Sight reading can be split into two separate entities - timing and pitch.
They are unrelated until put together to make tunes. Start with tapping rhythms from the dots, counting all the time. Eventually, you'll get to recognise some common patterns - just like you do with groups of letters that make words.
When, on a tune, you have established its rhythmic shape, then play the notes written, in that rhythm. Start with simple tunes that don't stretch too much, particularly on piano, so your hand doesn't have to float all over, but is stable. One hand at a time initially.
Look ahead, just like you have to when reading text out loud. Sometimes a metronome can help.
Get some sight reading material - ABRSM produces books for this purpose - the grades keep you on track.
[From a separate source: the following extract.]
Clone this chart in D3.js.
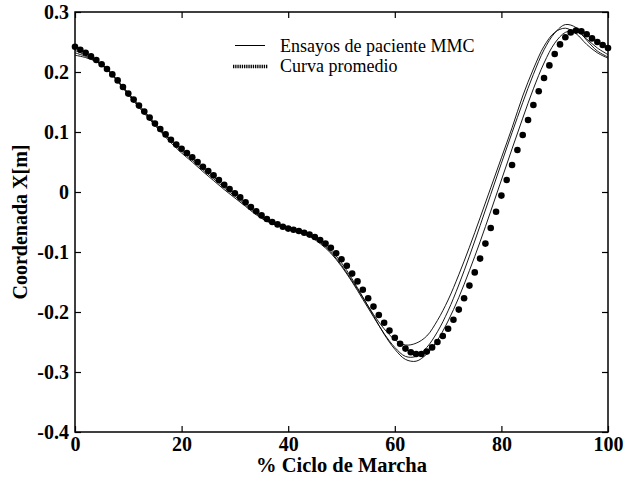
<!DOCTYPE html>
<html><head><meta charset="utf-8">
<script src="https://cdn.jsdelivr.net/npm/d3@7"></script>
<style>
html,body{margin:0;padding:0;background:#fff;}
svg{display:block;}
text{font-family:"Liberation Serif","Times New Roman",serif;fill:#000;}
</style></head>
<body>
<svg id="chart" width="625" height="477"></svg>
<script>
// Mean curve ("Curva promedio"), one value per 1% of the gait cycle (0..100)
const meanPct = d3.range(0, 101, 1);
const meanValues = [
 0.242,0.237,0.232,0.226,0.220,0.213,0.205,0.196,0.186,0.175,
 0.164,0.154,0.144,0.134,0.124,0.114,0.105,0.096,0.087,0.079,
 0.072,0.065,0.058,0.050,0.042,0.035,0.028,0.020,0.012,0.005,
 -0.002,-0.009,-0.017,-0.025,-0.032,-0.039,-0.045,-0.050,-0.054,-0.058,
 -0.061,-0.063,-0.065,-0.068,-0.071,-0.075,-0.080,-0.086,-0.093,-0.102,
 -0.112,-0.123,-0.136,-0.149,-0.163,-0.177,-0.191,-0.205,-0.218,-0.231,
 -0.243,-0.253,-0.261,-0.267,-0.270,-0.270,-0.266,-0.259,-0.250,-0.240,
 -0.228,-0.213,-0.196,-0.177,-0.156,-0.134,-0.111,-0.086,-0.060,-0.033,
 -0.006,0.020,0.045,0.070,0.095,0.120,0.145,0.168,0.190,0.211,
 0.230,0.246,0.258,0.266,0.269,0.268,0.263,0.256,0.250,0.245,
 0.240
];
// Patient trials ("Ensayos de paciente MMC"), sampled every 2%
const trialPct = d3.range(0, 101, 2);
const trialA = [
 0.236,0.228,0.219,0.206,0.186,0.165,0.145,0.125,0.105,0.087,
 0.071,0.056,0.040,0.025,0.010,-0.004,-0.019,-0.034,-0.046,-0.055,
 -0.061,-0.066,-0.073,-0.084,-0.100,-0.122,-0.148,-0.176,-0.204,-0.228,
 -0.246,-0.255,-0.252,-0.240,-0.214,-0.180,-0.138,-0.092,-0.043,0.007,
 0.057,0.107,0.160,0.205,0.243,0.266,0.273,0.264,0.246,0.232,
 0.223
];
const trialB = [
 0.232,0.226,0.218,0.205,0.185,0.164,0.143,0.123,0.103,0.085,
 0.068,0.053,0.037,0.022,0.007,-0.007,-0.022,-0.036,-0.048,-0.056,
 -0.062,-0.067,-0.074,-0.086,-0.102,-0.124,-0.150,-0.179,-0.208,-0.236,
 -0.259,-0.274,-0.274,-0.259,-0.233,-0.198,-0.155,-0.107,-0.056,-0.004,
 0.048,0.099,0.149,0.196,0.237,0.265,0.279,0.274,0.253,0.235,
 0.225
];
const trialC = [
 0.228,0.224,0.217,0.204,0.184,0.162,0.141,0.121,0.101,0.082,
 0.065,0.050,0.034,0.019,0.004,-0.010,-0.024,-0.038,-0.049,-0.056,
 -0.061,-0.066,-0.072,-0.082,-0.097,-0.118,-0.145,-0.175,-0.206,-0.237,
 -0.262,-0.279,-0.282,-0.270,-0.247,-0.215,-0.176,-0.131,-0.083,-0.032,
 0.020,0.072,0.123,0.172,0.215,0.248,0.266,0.268,0.255,0.240,
 0.229
];
const trials = [trialA, trialB, trialC];
const xTicks = [0, 20, 40, 60, 80, 100];
const yTicks = [-0.4, -0.3, -0.2, -0.1, 0, 0.1, 0.2, 0.3];
const xLabel = "% Ciclo de Marcha";
const yLabel = "Coordenada X[m]";
const legendLabels = ["Ensayos de paciente MMC", "Curva promedio"];

const svg = d3.select("#chart");
const L = 75, R = 608, T = 12, B = 432;
const x = d3.scaleLinear().domain([0, 100]).range([L, R]);
const y = d3.scaleLinear().domain([-0.4, 0.3]).range([B, T]);
const fmtY = v => (Math.abs(v) < 1e-9 ? "0" : d3.format(".1f")(v).replace("\u2212", "-"));

// trials
const line = d3.line().x((d, i) => x(trialPct[i])).y(d => y(d)).curve(d3.curveCatmullRom);
svg.append("g").selectAll("path").data(trials).join("path")
  .attr("d", line).attr("fill", "none").attr("stroke", "#000").attr("stroke-width", 0.9);

// mean dots
svg.append("g").selectAll("circle").data(meanValues).join("circle")
  .attr("cx", (d, i) => x(meanPct[i])).attr("cy", d => y(d)).attr("r", 3.3).attr("fill", "#000");

// axes (box with inward ticks)
const tickLen = 6;
const axB = d3.axisBottom(x).tickValues(xTicks).tickSize(-tickLen).tickPadding(5).tickFormat(d3.format("d"));
const axT = d3.axisTop(x).tickValues(xTicks).tickSize(-tickLen).tickFormat("");
const axLft = d3.axisLeft(y).tickValues(yTicks).tickSize(-tickLen).tickPadding(6).tickFormat(fmtY);
const axRgt = d3.axisRight(y).tickValues(yTicks).tickSize(-tickLen).tickFormat("");
function style(g){
  g.select(".domain").attr("stroke", "#000").attr("stroke-width", 1.5);
  g.selectAll(".tick line").attr("stroke", "#000").attr("stroke-width", 1.2);
  g.selectAll(".tick text").attr("font-family", '"Liberation Serif", serif').attr("font-weight", "bold").attr("font-size", 20).attr("fill", "#000");
}
svg.append("g").attr("transform", `translate(0,${B})`).call(axB).call(style);
svg.append("g").attr("transform", `translate(0,${T})`).call(axT).call(style);
svg.append("g").attr("transform", `translate(${L},0)`).call(axLft).call(style);
svg.append("g").attr("transform", `translate(${R},0)`).call(axRgt).call(style);
svg.selectAll(".domain").attr("d", null);
svg.append("rect").attr("x", L).attr("y", T).attr("width", R - L).attr("height", B - T)
  .attr("fill", "none").attr("stroke", "#000").attr("stroke-width", 1.5);

// axis titles
svg.append("text").attr("x", (L + R) / 2).attr("y", 472).attr("text-anchor", "middle")
  .attr("font-weight", "bold").attr("font-size", 20.5).text(xLabel);
svg.append("text").attr("transform", `translate(27,${(T + B) / 2}) rotate(-90)`).attr("text-anchor", "middle")
  .attr("font-weight", "bold").attr("font-size", 20).text(yLabel);

// legend
const lg = svg.append("g");
lg.append("line").attr("x1", 235).attr("x2", 265).attr("y1", 45.5).attr("y2", 45.5)
  .attr("stroke", "#000").attr("stroke-width", 1);
lg.append("line").attr("x1", 233).attr("x2", 268).attr("y1", 66.5).attr("y2", 66.5)
  .attr("stroke", "#000").attr("stroke-width", 3.5).attr("stroke-dasharray", "1.3,0.9");
lg.append("text").attr("x", 280).attr("y", 52).attr("font-size", 18).text(legendLabels[0]);
lg.append("text").attr("x", 280).attr("y", 72).attr("font-size", 18).text(legendLabels[1]);
</script>
</body></html>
Guitar is somewhat different, with so many different places to play the exact same notes. Learn some scale patterns, and adhere to them while sight reading.
Learn intervals, especially using the key root as a start point, rather than plodding through thinking 'C-E, M3, E-G, m3, G-A, M2. Instead, M3, P5, M6.
Sight singing, best done at the piano. Sing a couple of notes, after giving yourself the start note (obviously!) then play them, to check.
It's a long process, and needs doing very regularly, but it obviously worked when you began to read words, didn't it?! Playing with others is another opportunity to get better, once you're happy reading at more than the beginner stage. Good luck!